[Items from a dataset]
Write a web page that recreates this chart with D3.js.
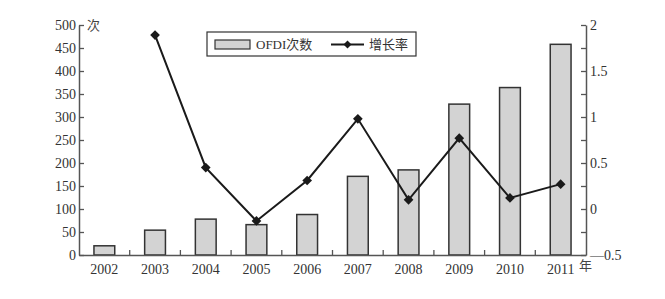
<!DOCTYPE html>
<html>
<head>
<meta charset="utf-8">
<script src="https://cdn.jsdelivr.net/npm/d3@7"></script>
<style>
  body { margin: 0; background: #fff; }
  text { font-family: "Liberation Serif", "DejaVu Serif", "Noto Sans CJK SC", serif; fill: #333; }
</style>
</head>
<body>
<div id="chart"></div>
<script>
// data
const years = ['2002', '2003', '2004', '2005', '2006', '2007', '2008', '2009', '2010', '2011'];
const ofdiCount = [20, 54, 78, 66, 88, 171, 185, 328, 364, 458];
const growthRate = [null, 1.89, 0.45, -0.13, 0.31, 0.98, 0.10, 0.77, 0.12, 0.27];
const leftTicks = [0, 50, 100, 150, 200, 250, 300, 350, 400, 450, 500];
const rightTicks = [-0.5, -0.25, 0, 0.25, 0.5, 0.75, 1, 1.25, 1.5, 1.75, 2];

const width = 665, height = 299;
const margin = { top: 25, right: 79, bottom: 44, left: 79 };

const svg = d3.select('#chart').append('svg')
  .attr('width', width)
  .attr('height', height);

const x = d3.scaleBand()
  .domain(years)
  .range([margin.left, width - margin.right])
  .paddingInner(0.59)
  .paddingOuter(0.295);

const yL = d3.scaleLinear().domain([0, 500]).range([height - margin.bottom, margin.top]);
const yR = d3.scaleLinear().domain([-0.5, 2]).range([height - margin.bottom, margin.top]);

// bars
svg.selectAll('rect.bar')
  .data(years)
  .enter().append('rect')
  .attr('class', 'bar')
  .attr('x', d => x(d))
  .attr('y', (d, i) => yL(ofdiCount[i]))
  .attr('width', x.bandwidth())
  .attr('height', (d, i) => yL(0) - yL(ofdiCount[i]))
  .style('fill', '#d3d3d3')
  .style('stroke', '#333')
  .style('stroke-width', 1.5);

// growth line
const pts = years.map((d, i) => ({ year: d, v: growthRate[i] })).filter(d => d.v !== null);
const line = d3.line()
  .x(d => x(d.year) + x.bandwidth() / 2)
  .y(d => yR(d.v));

svg.append('path')
  .datum(pts)
  .attr('d', line)
  .style('fill', 'none')
  .style('stroke', '#1a1a1a')
  .style('stroke-width', 2);

svg.selectAll('path.mk')
  .data(pts)
  .enter().append('path')
  .attr('class', 'mk')
  .attr('d', d3.symbol().type(d3.symbolDiamond2).size(60))
  .attr('transform', d => `translate(${x(d.year) + x.bandwidth() / 2},${yR(d.v)})`)
  .style('fill', '#1a1a1a');

// axes
const axisColor = '#555';
const gL = svg.append('g')
  .attr('transform', `translate(${margin.left},0)`)
  .call(d3.axisLeft(yL).tickValues(leftTicks).tickSizeInner(-5).tickSizeOuter(0).tickPadding(3));

const gR = svg.append('g')
  .attr('transform', `translate(${width - margin.right},0)`)
  .call(d3.axisRight(yR).tickValues(rightTicks).tickSizeInner(-5).tickSizeOuter(0).tickPadding(4)
    .tickFormat(d => (d * 2) % 1 === 0 ? (d < 0 ? '\u2014' + Math.abs(d) : d) : ''));

const xBottom = height - margin.bottom;
const gX = svg.append('g')
  .attr('transform', `translate(0,${xBottom})`)
  .call(d3.axisBottom(x).tickSize(0).tickPadding(9));

// category separators
const step = x.step();
svg.selectAll('line.sep')
  .data(years.slice(1))
  .enter().append('line')
  .attr('class', 'sep')
  .attr('x1', d => x(d) - x.bandwidth() * 0.5 - (step - x.bandwidth()) / 2 + x.bandwidth() / 2)
  .attr('x2', d => x(d) - x.bandwidth() * 0.5 - (step - x.bandwidth()) / 2 + x.bandwidth() / 2)
  .attr('y1', xBottom)
  .attr('y2', xBottom - 5)
  .style('stroke', axisColor)
  .style('stroke-width', 1.3);

[gL, gR, gX].forEach(g => {
  g.selectAll('.domain').style('stroke', axisColor).style('stroke-width', 1.5);
  g.selectAll('.tick line').style('stroke', axisColor).style('stroke-width', 1.3);
  g.selectAll('text').style('font-size', '14px').style('fill', '#333')
    .style('font-family', '"Liberation Serif", "DejaVu Serif", serif');
});

// unit labels
svg.append('text')
  .attr('x', margin.left + 8)
  .attr('y', margin.top + 5)
  .style('font-size', '13px')
  .style('font-family', '"Noto Sans CJK SC", sans-serif')
  .style('fill', '#444')
  .text('次');

svg.append('text')
  .attr('x', width - margin.right - 7)
  .attr('y', xBottom + 15)
  .style('font-size', '13px')
  .style('font-family', '"Noto Sans CJK SC", sans-serif')
  .style('fill', '#444')
  .text('年');

// legend
const lg = svg.append('g').attr('transform', 'translate(207,32)');
lg.append('rect')
  .attr('width', 209).attr('height', 24)
  .style('fill', '#fff').style('stroke', '#333').style('stroke-width', 1.2);
lg.append('rect')
  .attr('x', 8).attr('y', 8).attr('width', 35).attr('height', 9)
  .style('fill', '#d3d3d3').style('stroke', '#333').style('stroke-width', 1.2);
lg.append('text')
  .attr('x', 49).attr('y', 17)
  .style('font-size', '13px')
  .style('font-family', '"Liberation Serif", "Noto Sans CJK SC", serif')
  .text('OFDI次数');
lg.append('line')
  .attr('x1', 124).attr('x2', 157).attr('y1', 12.5).attr('y2', 12.5)
  .style('stroke', '#1a1a1a').style('stroke-width', 2);
lg.append('path')
  .attr('d', d3.symbol().type(d3.symbolDiamond2).size(40))
  .attr('transform', 'translate(140.5,12.5)')
  .style('fill', '#1a1a1a');
lg.append('text')
  .attr('x', 162).attr('y', 17)
  .style('font-size', '13px')
  .style('font-family', '"Noto Sans CJK SC", sans-serif')
  .text('增长率');
</script>
</body>
</html>
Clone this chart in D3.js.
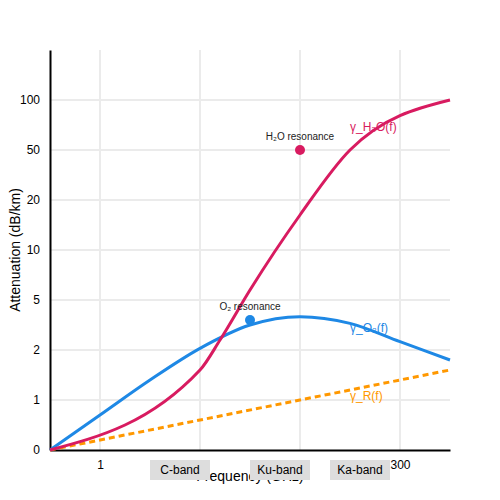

**Instructions for the task**
Skip the pictures and print each record exactly as it stands.

**Task output**
Write a web page that recreates this chart with D3.js.
<!DOCTYPE html>
<html>
<head>
<meta charset="utf-8">
<script src="https://cdn.jsdelivr.net/npm/d3@7"></script>
<style>
  body { margin: 0; background: #fff; }
  text { font-family: "Liberation Serif", "DejaVu Serif", "Noto Sans CJK SC", serif; fill: #333; }
</style>
</head>
<body>
<div id="chart"></div>
<script>
// data
const years = ['2002', '2003', '2004', '2005', '2006', '2007', '2008', '2009', '2010', '2011'];
const ofdiCount = [20, 54, 78, 66, 88, 171, 185, 328, 364, 458];
const growthRate = [null, 1.89, 0.45, -0.13, 0.31, 0.98, 0.10, 0.77, 0.12, 0.27];
const leftTicks = [0, 50, 100, 150, 200, 250, 300, 350, 400, 450, 500];
const rightTicks = [-0.5, -0.25, 0, 0.25, 0.5, 0.75, 1, 1.25, 1.5, 1.75, 2];

const width = 665, height = 299;
const margin = { top: 25, right: 79, bottom: 44, left: 79 };

const svg = d3.select('#chart').append('svg')
  .attr('width', width)
  .attr('height', height);

const x = d3.scaleBand()
  .domain(years)
  .range([margin.left, width - margin.right])
  .paddingInner(0.59)
  .paddingOuter(0.295);

const yL = d3.scaleLinear().domain([0, 500]).range([height - margin.bottom, margin.top]);
const yR = d3.scaleLinear().domain([-0.5, 2]).range([height - margin.bottom, margin.top]);

// bars
svg.selectAll('rect.bar')
  .data(years)
  .enter().append('rect')
  .attr('class', 'bar')
  .attr('x', d => x(d))
  .attr('y', (d, i) => yL(ofdiCount[i]))
  .attr('width', x.bandwidth())
  .attr('height', (d, i) => yL(0) - yL(ofdiCount[i]))
  .style('fill', '#d3d3d3')
  .style('stroke', '#333')
  .style('stroke-width', 1.5);

// growth line
const pts = years.map((d, i) => ({ year: d, v: growthRate[i] })).filter(d => d.v !== null);
const line = d3.line()
  .x(d => x(d.year) + x.bandwidth() / 2)
  .y(d => yR(d.v));

svg.append('path')
  .datum(pts)
  .attr('d', line)
  .style('fill', 'none')
  .style('stroke', '#1a1a1a')
  .style('stroke-width', 2);

svg.selectAll('path.mk')
  .data(pts)
  .enter().append('path')
  .attr('class', 'mk')
  .attr('d', d3.symbol().type(d3.symbolDiamond2).size(60))
  .attr('transform', d => `translate(${x(d.year) + x.bandwidth() / 2},${yR(d.v)})`)
  .style('fill', '#1a1a1a');

// axes
const axisColor = '#555';
const gL = svg.append('g')
  .attr('transform', `translate(${margin.left},0)`)
  .call(d3.axisLeft(yL).tickValues(leftTicks).tickSizeInner(-5).tickSizeOuter(0).tickPadding(3));

const gR = svg.append('g')
  .attr('transform', `translate(${width - margin.right},0)`)
  .call(d3.axisRight(yR).tickValues(rightTicks).tickSizeInner(-5).tickSizeOuter(0).tickPadding(4)
    .tickFormat(d => (d * 2) % 1 === 0 ? (d < 0 ? '\u2014' + Math.abs(d) : d) : ''));

const xBottom = height - margin.bottom;
const gX = svg.append('g')
  .attr('transform', `translate(0,${xBottom})`)
  .call(d3.axisBottom(x).tickSize(0).tickPadding(9));

// category separators
const step = x.step();
svg.selectAll('line.sep')
  .data(years.slice(1))
  .enter().append('line')
  .attr('class', 'sep')
  .attr('x1', d => x(d) - x.bandwidth() * 0.5 - (step - x.bandwidth()) / 2 + x.bandwidth() / 2)
  .attr('x2', d => x(d) - x.bandwidth() * 0.5 - (step - x.bandwidth()) / 2 + x.bandwidth() / 2)
  .attr('y1', xBottom)
  .attr('y2', xBottom - 5)
  .style('stroke', axisColor)
  .style('stroke-width', 1.3);

[gL, gR, gX].forEach(g => {
  g.selectAll('.domain').style('stroke', axisColor).style('stroke-width', 1.5);
  g.selectAll('.tick line').style('stroke', axisColor).style('stroke-width', 1.3);
  g.selectAll('text').style('font-size', '14px').style('fill', '#333')
    .style('font-family', '"Liberation Serif", "DejaVu Serif", serif');
});

// unit labels
svg.append('text')
  .attr('x', margin.left + 8)
  .attr('y', margin.top + 5)
  .style('font-size', '13px')
  .style('font-family', '"Noto Sans CJK SC", sans-serif')
  .style('fill', '#444')
  .text('次');

svg.append('text')
  .attr('x', width - margin.right - 7)
  .attr('y', xBottom + 15)
  .style('font-size', '13px')
  .style('font-family', '"Noto Sans CJK SC", sans-serif')
  .style('fill', '#444')
  .text('年');

// legend
const lg = svg.append('g').attr('transform', 'translate(207,32)');
lg.append('rect')
  .attr('width', 209).attr('height', 24)
  .style('fill', '#fff').style('stroke', '#333').style('stroke-width', 1.2);
lg.append('rect')
  .attr('x', 8).attr('y', 8).attr('width', 35).attr('height', 9)
  .style('fill', '#d3d3d3').style('stroke', '#333').style('stroke-width', 1.2);
lg.append('text')
  .attr('x', 49).attr('y', 17)
  .style('font-size', '13px')
  .style('font-family', '"Liberation Serif", "Noto Sans CJK SC", serif')
  .text('OFDI次数');
lg.append('line')
  .attr('x1', 124).attr('x2', 157).attr('y1', 12.5).attr('y2', 12.5)
  .style('stroke', '#1a1a1a').style('stroke-width', 2);
lg.append('path')
  .attr('d', d3.symbol().type(d3.symbolDiamond2).size(40))
  .attr('transform', 'translate(140.5,12.5)')
  .style('fill', '#1a1a1a');
lg.append('text')
  .attr('x', 162).attr('y', 17)
  .style('font-size', '13px')
  .style('font-family', '"Noto Sans CJK SC", sans-serif')
  .text('增长率');
</script>
</body>
</html>
Clone this chart in D3.js.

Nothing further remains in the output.